Emma Barrandéguy retrata la esencia del librero en un pasaje de su novela “Crónica de medio siglo”: “El que mejor se defendía de todos nosotros era Hartkopf, que tenía una librería y luchaba porque la gente leyera, viera cosas diferentes, saliera del cascarón. No que él fuera estrepitoso y agresivo, no; era un hombre suave, bajito, lleno de dulzura; sabía lo que era la poesía, la pintura, la música y en aquel Gualeguay cerril de entonces quería compartir lo que sabía. Trabajo le costaba al pobre. Muchos ataques, cantidad de disgustos. Por él publiqué mis primeras poesías, el artículo sobre el frigorífico, esas cosas que Ud. encontró buenas, positivas. En la librería de Hartkopf leíamos hasta cansarnos los libros que nos prestaba, que siguió prestando a través de los años, hasta que la librería cerró. Por él vimos las primeras exposiciones de pintura; a veces no iba nadie, pero él persistía como no persistió nadie en este Gualeguay; aunque él sabía que era un poco al bardo”.
En el libro indispensable para conocer la historia del arte en la ciudad: “Formas y colores de Gualeguay” de Nydia Rampoldi, Patricia Míguez Iñarra y Daniel A. Gabriel, se incluye la figura de Hartkopf entre los artistas plásticos. Su presencia fue fundamental, como fundamental fue la presencia del maestro Epele en el Hogar Escuela San Juan Bosco, para muestra están los recuerdos de Cachete González y Antonio Castro.
Gracias a otro de mis cómplices, el médium gualeyo Federico Ántola, llegué a una publicación de la Fundación Banco Mercantil Argentino (El Arca): “1996-Año de homenaje a Juan L. Ortiz en el centenario de su nacimiento. Conversación con Emma Barrandéguy”. Tres personas visitaron a Emma: Horacio y Tristán Bauer, y Carolina Scaglione. Emma recordó un grupo de intelectuales de izquierda, especialmente comunistas, del que formaba parte Juanele y ella.

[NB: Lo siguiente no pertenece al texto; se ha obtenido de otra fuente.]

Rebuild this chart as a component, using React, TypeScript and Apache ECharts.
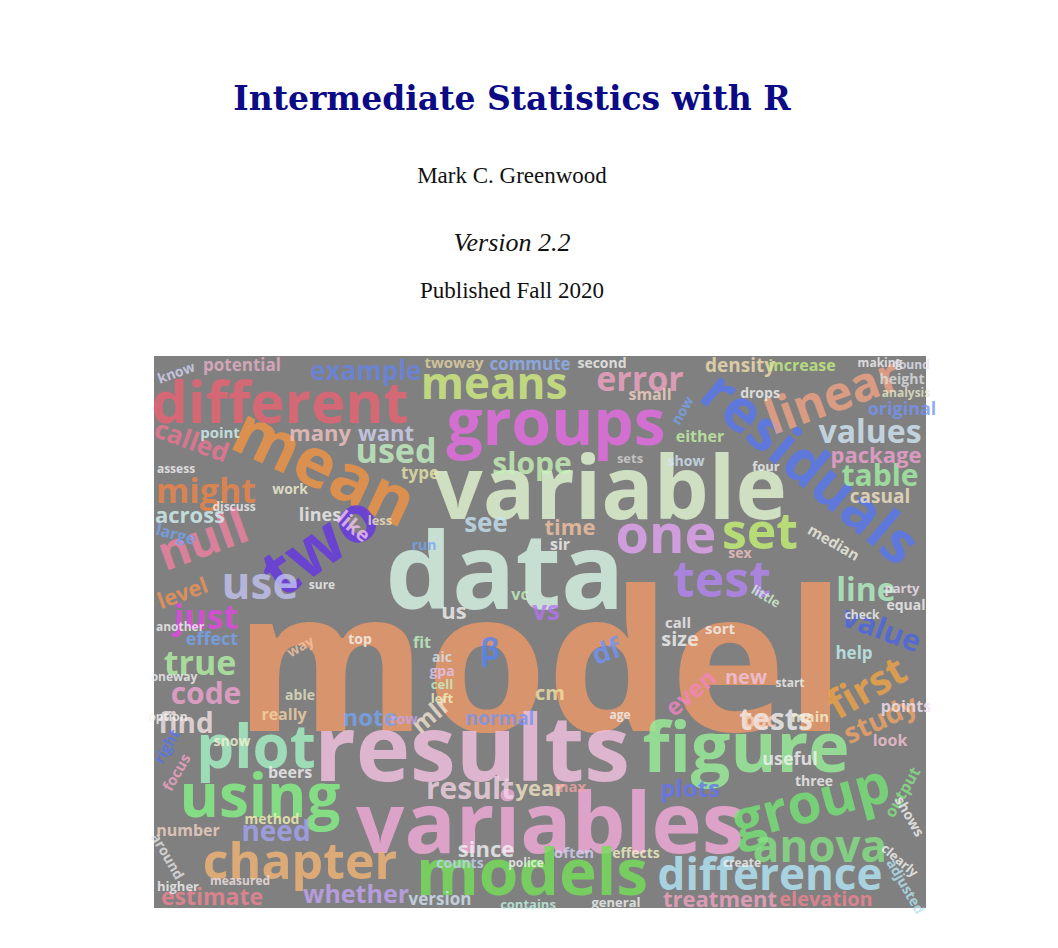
import React, { useEffect, useRef } from "react";
import * as echarts from "echarts";

const titleLines = [
  { text: "Intermediate Statistics with R", y: 98, size: 33, weight: "bold", style: "normal", color: "#0b0b86", font: "'DejaVu Serif', serif" },
  { text: "Mark C. Greenwood", y: 175, size: 23, weight: "normal", style: "normal", color: "#111", font: "'Liberation Serif', serif" },
  { text: "Version 2.2", y: 242, size: 26, weight: "normal", style: "italic", color: "#111", font: "'Liberation Serif', serif" },
  { text: "Published Fall 2020", y: 290, size: 23, weight: "normal", style: "normal", color: "#111", font: "'Liberation Serif', serif" },
];

// word, x, y (pixels inside the picture, y down), font size, rotation, colour
const cloudWords: [string, number, number, number, number, string][] = [
  ["model", 386, 299, 195, 0, "#ee9966"],
  ["data", 351, 212, 105, 0, "#d8f5e6"],
  ["variable", 456, 129, 87, 0, "#e2f6d2"],
  ["results", 318, 389, 92, 0, "#f4c2e2"],
  ["figure", 592, 389, 70, 0, "#98f098"],
  ["variables", 396, 464, 85, 0, "#f2aada"],
  ["models", 378, 514, 64, 0, "#74e058"],
  ["groups", 402, 64, 64, 0, "#e86ae6"],
  ["means", 340, 26, 44, 0, "#d2f080"],
  ["different", 126, 44, 58, 0, "#e86272"],
  ["residuals", 658, 110, 58, -40, "#5575f2"],
  ["mean", 172, 108, 68, -25, "#f29444"],
  ["two", 164, 186, 66, 35, "#6434e4"],
  ["null", 48, 182, 48, 20, "#f282a2"],
  ["might", 52, 134, 34, 0, "#f28444"],
  ["called", 38, 84, 26, -20, "#f27494"],
  ["example", 212, 14, 26, 0, "#6684e4"],
  ["potential", 88, 8, 17, 0, "#e6b0c8"],
  ["many", 166, 76, 22, 0, "#f2c4c4"],
  ["want", 232, 76, 22, 0, "#d4d4f4"],
  ["used", 242, 94, 34, 0, "#c4f2c4"],
  ["slope", 378, 106, 30, 0, "#c8f4b8"],
  ["type", 266, 116, 17, 0, "#e8e8a8"],
  ["error", 486, 22, 34, 0, "#f4a4c4"],
  ["density", 586, 9, 19, 0, "#f4e0b0"],
  ["increase", 648, 9, 16, 0, "#c4f280"],
  ["commute", 376, 7, 17, 0, "#90b0f4"],
  ["twoway", 300, 6, 15, 0, "#e4d4a0"],
  ["linear", 678, 38, 48, 20, "#f2a484"],
  ["values", 716, 74, 32, 0, "#d4eaf8"],
  ["original", 748, 52, 18, 0, "#7494f4"],
  ["height", 748, 22, 14, 0, "#e0e0e0"],
  ["analysis", 752, 36, 12, 0, "#e8e8c8"],
  ["table", 726, 118, 30, 0, "#a4f2a4"],
  ["package", 722, 98, 22, 0, "#f2a2d2"],
  ["casual", 726, 140, 19, 0, "#f4e4c4"],
  ["one", 512, 176, 54, 0, "#e2a2f2"],
  ["set", 606, 174, 50, 0, "#c4f274"],
  ["test", 568, 222, 50, 0, "#b484f2"],
  ["see", 332, 166, 26, 0, "#c4e4f4"],
  ["time", 416, 170, 22, 0, "#f4c4a4"],
  ["use", 106, 226, 44, 0, "#c4c4f4"],
  ["line", 712, 232, 32, 0, "#b4f4c4"],
  ["value", 728, 272, 30, -20, "#4a64e4"],
  ["first", 712, 330, 40, 30, "#f2a444"],
  ["level", 28, 236, 22, 20, "#f29454"],
  ["just", 52, 260, 34, 0, "#e444e4"],
  ["effect", 58, 282, 18, 0, "#74a4f4"],
  ["true", 46, 306, 34, 0, "#b4f4a4"],
  ["code", 52, 336, 30, 0, "#f2a4d4"],
  ["find", 32, 366, 28, 0, "#f4e4e4"],
  ["plot", 102, 389, 60, 0, "#a4f2c4"],
  ["using", 106, 438, 60, 0, "#84f284"],
  ["chapter", 146, 504, 50, 0, "#f2b474"],
  ["estimate", 58, 540, 23, 0, "#f28494"],
  ["number", 34, 474, 16, 0, "#f4d4c4"],
  ["need", 122, 474, 28, 0, "#a4a4f4"],
  ["method", 118, 462, 14, 0, "#f4f4b4"],
  ["beers", 136, 416, 16, 0, "#f4f4f4"],
  ["really", 130, 358, 16, 0, "#f4d4a4"],
  ["whether", 202, 537, 25, 0, "#c4a4f4"],
  ["version", 286, 542, 17, 0, "#d4e4f4"],
  ["since", 332, 492, 22, 0, "#f4f4f4"],
  ["counts", 306, 506, 14, 0, "#c4d4f4"],
  ["result", 316, 431, 30, 0, "#f4d4e4"],
  ["note", 216, 360, 24, 0, "#74a4f4"],
  ["mlr", 276, 358, 24, 40, "#f4e4d4"],
  ["normal", 346, 362, 19, 0, "#7494f4"],
  ["year", 386, 431, 22, 0, "#f4e4c4"],
  ["us", 300, 254, 22, 0, "#f4f4f4"],
  ["vs", 392, 254, 26, 0, "#b474f4"],
  ["df", 452, 294, 28, 20, "#7494f4"],
  ["β", 336, 292, 30, 0, "#5484f4"],
  ["aic", 288, 300, 14, 0, "#d4e4f4"],
  ["gpa", 288, 314, 14, 0, "#e4c4f4"],
  ["cell", 288, 328, 13, 0, "#c4f4c4"],
  ["left", 288, 342, 13, 0, "#f4f4c4"],
  ["tests", 622, 362, 30, 0, "#f4f4f4"],
  ["bac", 606, 364, 19, 0, "#f4d4c4"],
  ["plots", 536, 431, 24, 0, "#6474f4"],
  ["group", 656, 444, 55, 15, "#74e474"],
  ["anova", 666, 489, 44, 0, "#84e484"],
  ["difference", 616, 517, 44, 0, "#b4eafa"],
  ["treatment", 566, 542, 22, 0, "#f4a4c4"],
  ["elevation", 672, 542, 20, 0, "#f28494"],
  ["study", 726, 362, 28, 25, "#f2a464"],
  ["points", 752, 350, 16, 0, "#f4e4f4"],
  ["useful", 636, 402, 18, 0, "#f4f4f4"],
  ["output", 748, 436, 16, 60, "#84e484"],
  ["small", 496, 38, 16, 0, "#f4d4c4"],
  ["drops", 606, 36, 14, 0, "#f4f4f4"],
  ["sets", 476, 102, 13, 0, "#d4d4d4"],
  ["size", 526, 282, 20, 0, "#f4f4f4"],
  ["even", 536, 336, 24, 40, "#f284c4"],
  ["new", 592, 320, 20, 0, "#f4c4e4"],
  ["cm", 396, 336, 20, 0, "#f4e4a4"],
  ["help", 700, 296, 17, 0, "#c4f4f4"],
  ["look", 736, 384, 16, 0, "#f4c4d4"],
  ["main", 656, 360, 15, 0, "#f4f4d4"],
  ["three", 660, 424, 14, 0, "#f4f4f4"],
  ["often", 420, 496, 15, 0, "#d4d4f4"],
  ["effects", 482, 496, 14, 0, "#f4f4c4"],
  ["general", 462, 546, 13, 0, "#f4f4f4"],
  ["contains", 374, 548, 13, 0, "#c4f4e4"],
  ["police", 372, 506, 12, 0, "#f4f4f4"],
  ["across", 36, 158, 22, 0, "#d4f4f4"],
  ["large", 22, 178, 16, -15, "#74a4f4"],
  ["lines", 166, 158, 18, 0, "#f4f4f4"],
  ["like", 200, 170, 20, -40, "#f4c4f4"],
  ["less", 226, 164, 13, 0, "#f4e4c4"],
  ["work", 136, 132, 14, 0, "#f4f4d4"],
  ["either", 546, 80, 16, 0, "#c4f4a4"],
  ["now", 528, 54, 14, 60, "#74a4f4"],
  ["show", 532, 104, 14, 0, "#d4e4f4"],
  ["four", 612, 110, 13, 0, "#f4f4f4"],
  ["median", 680, 186, 15, -30, "#f4f4e4"],
  ["sex", 586, 196, 14, 0, "#f4c4c4"],
  ["sort", 566, 272, 15, 0, "#f4f4f4"],
  ["equal", 752, 248, 14, 0, "#f4f4f4"],
  ["party", 748, 232, 13, 0, "#f4e4f4"],
  ["little", 612, 240, 13, -30, "#d4f4d4"],
  ["point", 66, 76, 15, 0, "#d4f4f4"],
  ["know", 22, 16, 14, 20, "#d4d4f4"],
  ["second", 448, 6, 14, 0, "#f4f4f4"],
  ["making", 726, 6, 12, 0, "#f4f4f4"],
  ["found", 758, 8, 12, 0, "#e4e4f4"],
  ["top", 206, 282, 14, 0, "#f4f4f4"],
  ["fit", 268, 286, 16, 0, "#c4f4c4"],
  ["run", 270, 188, 14, 0, "#74a4f4"],
  ["sir", 406, 188, 16, 0, "#f4f4f4"],
  ["vc", 366, 238, 16, 0, "#c4f4c4"],
  ["call", 524, 266, 15, 0, "#f4f4f4"],
  ["snow", 78, 384, 14, 0, "#f4f4d4"],
  ["right", 12, 390, 15, 60, "#5474f4"],
  ["focus", 22, 416, 15, 60, "#f4a4c4"],
  ["able", 146, 338, 14, 0, "#e4e4c4"],
  ["way", 146, 290, 14, 30, "#f4c4a4"],
  ["around", 14, 500, 14, -60, "#e4e4e4"],
  ["higher", 24, 530, 13, 0, "#f4f4f4"],
  ["measured", 86, 524, 12, 0, "#f4e4e4"],
  ["create", 588, 506, 12, 0, "#f4f4f4"],
  ["clearly", 746, 504, 13, -40, "#f4f4f4"],
  ["adjusted", 752, 530, 14, -60, "#b4e4f4"],
  ["shows", 756, 460, 14, -60, "#f4f4f4"],
  ["max", 416, 430, 15, 0, "#f4a4a4"],
  ["age", 466, 358, 12, 0, "#f4f4f4"],
  ["row", 250, 362, 14, 0, "#c4a4f4"],
  ["sure", 168, 228, 12, 0, "#f4f4f4"],
  ["another", 26, 270, 12, 0, "#f4f4f4"],
  ["discuss", 80, 150, 12, 0, "#f4f4f4"],
  ["assess", 22, 112, 12, 0, "#f4f4f4"],
  ["start", 636, 326, 12, 0, "#f4f4f4"],
  ["check", 708, 258, 12, 0, "#f4f4f4"],
  ["option", 14, 360, 12, 0, "#f4f4f4"],
  ["oneway", 20, 320, 12, 0, "#f4f4f4"],
];

const pictureBox = { left: 154, top: 356, width: 772, height: 552 };

const App = () => {
  const chartRef = useRef<HTMLDivElement>(null);

  useEffect(() => {
    const myChart = echarts.init(chartRef.current!, null, { renderer: "svg" });
    const option = {
      animation: false,
      backgroundColor: "#ffffff",
      grid: {
        ...pictureBox,
        show: true,
        backgroundColor: "#808080",
        borderWidth: 0,
      },
      xAxis: { type: "value", min: 0, max: pictureBox.width, show: false },
      yAxis: { type: "value", min: 0, max: pictureBox.height, inverse: true, show: false },
      graphic: titleLines.map((t) => ({
        type: "text",
        x: 512,
        y: t.y,
        style: {
          text: t.text,
          fill: t.color,
          fontFamily: t.font,
          fontSize: t.size,
          fontWeight: t.weight,
          fontStyle: t.style,
          textAlign: "center",
          textVerticalAlign: "middle",
        },
      })),
      series: [
        {
          type: "scatter",
          symbolSize: 1,
          itemStyle: { color: "rgba(0,0,0,0)" },
          clip: false,
          silent: true,
          data: cloudWords.map(([w, x, y, s, r, c]) => ({
            value: [x, y],
            label: {
              show: true,
              position: "inside",
              formatter: w,
              fontSize: s,
              rotate: r,
              color: c,
              fontWeight: "bold",
              fontFamily: "'Open Sans', 'DejaVu Sans', sans-serif",
            },
          })),
        },
      ],
    };
    myChart.setOption(option);
    return () => {
      myChart.dispose();
    };
  }, []);

  return (
    <div
      ref={chartRef}
      style={{ position: "fixed", left: 0, top: 0, width: 1058, height: 948 }}
    ></div>
  );
};
export default App;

Le preguntaron por el referente del grupo: “Sí, el que lo organizaba era Ernesto Hartkopf”. También preguntaron cómo conoció a Juanele: “No recuerdo bien, pero creo que nos vinculamos por intermedio de la librería Hartkopf, que era un semillero, convergíamos todos allí; era un tipo ejemplar”. ¿Todavía existe la librería?: “No, no existe más. Él falleció y su casa fue donada a la Sociedad de Escritores de Gualeguay”.

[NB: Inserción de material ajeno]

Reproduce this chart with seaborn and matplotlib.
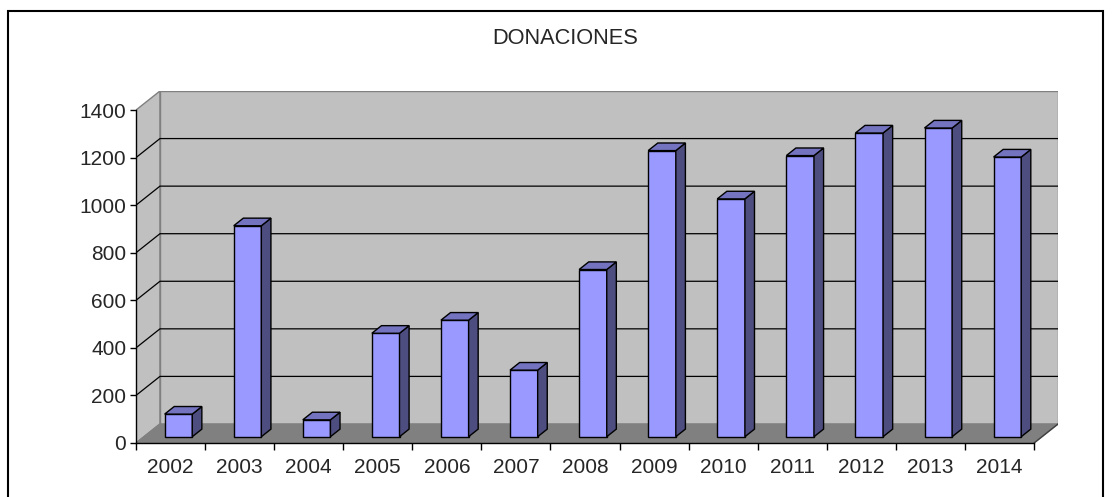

En la nota de “El Supremo”, se tilda al librero de “silencioso”. Recordé el nº 0 de la revista “La Loca de al Lado” (junio 1981): “Querido ratón Hartkopf: En este número inicial fue propósito de la revista convocar a alguien como vos, que mucho tuvo que ver con el movimiento literario y artístico local. Tu proverbial humildad te hizo rechazar con firmeza nuestro intento de un reportaje a fondo sobre la época en que tocó actuar. Es cierto que no se puede forzar a nadie a revivir cosas que le fueron queridas o dolorosas, pero tu deseo de borrarte hace que muchos se vean privados de conocer una época y disfrutar de una viva recordación que pudo ser fructífera. No obstante, querido Hartkopf, tu figura ya tiene un perfil indeleble en nuestra cultura. Hubiera sido lindo que te bancaras este reportaje”.
El cariñoso apodo de “ratoncito” fue ocurrencia de Derlis Maddonni, me cuenta Tuky Carboni, que fue a la librería desde sus 6 años. Su relato confirma la palabra del periodista anónimo. Recuerda Tuky un homenaje a Hartkopf en la planta alta de la Biblioteca Popular. Posiblemente el orador fuera Beracochea. Estalló una tormenta y se abrieron de par en par las ventanas con gran estrépito, quien hacía uso de la palabra dijo que Ernesto Hartkopf se había hecho presente. La poeta también refiere, con gran dolor, que cuando se vencieron los plazos del nicho donde descansaban los restos del librero, los inhumanos silencios que viven en los pasillos de las administraciones se hicieron presentes, y nadie se comunicó con SEGuay para así evitar que los huesos de don Ernesto Hartkopf terminaran en el osario. Comprendo el sentimiento de Tuky, pero me digo en esta última línea, que quizá él hubiera estado de acuerdo con este lugar en la multitud.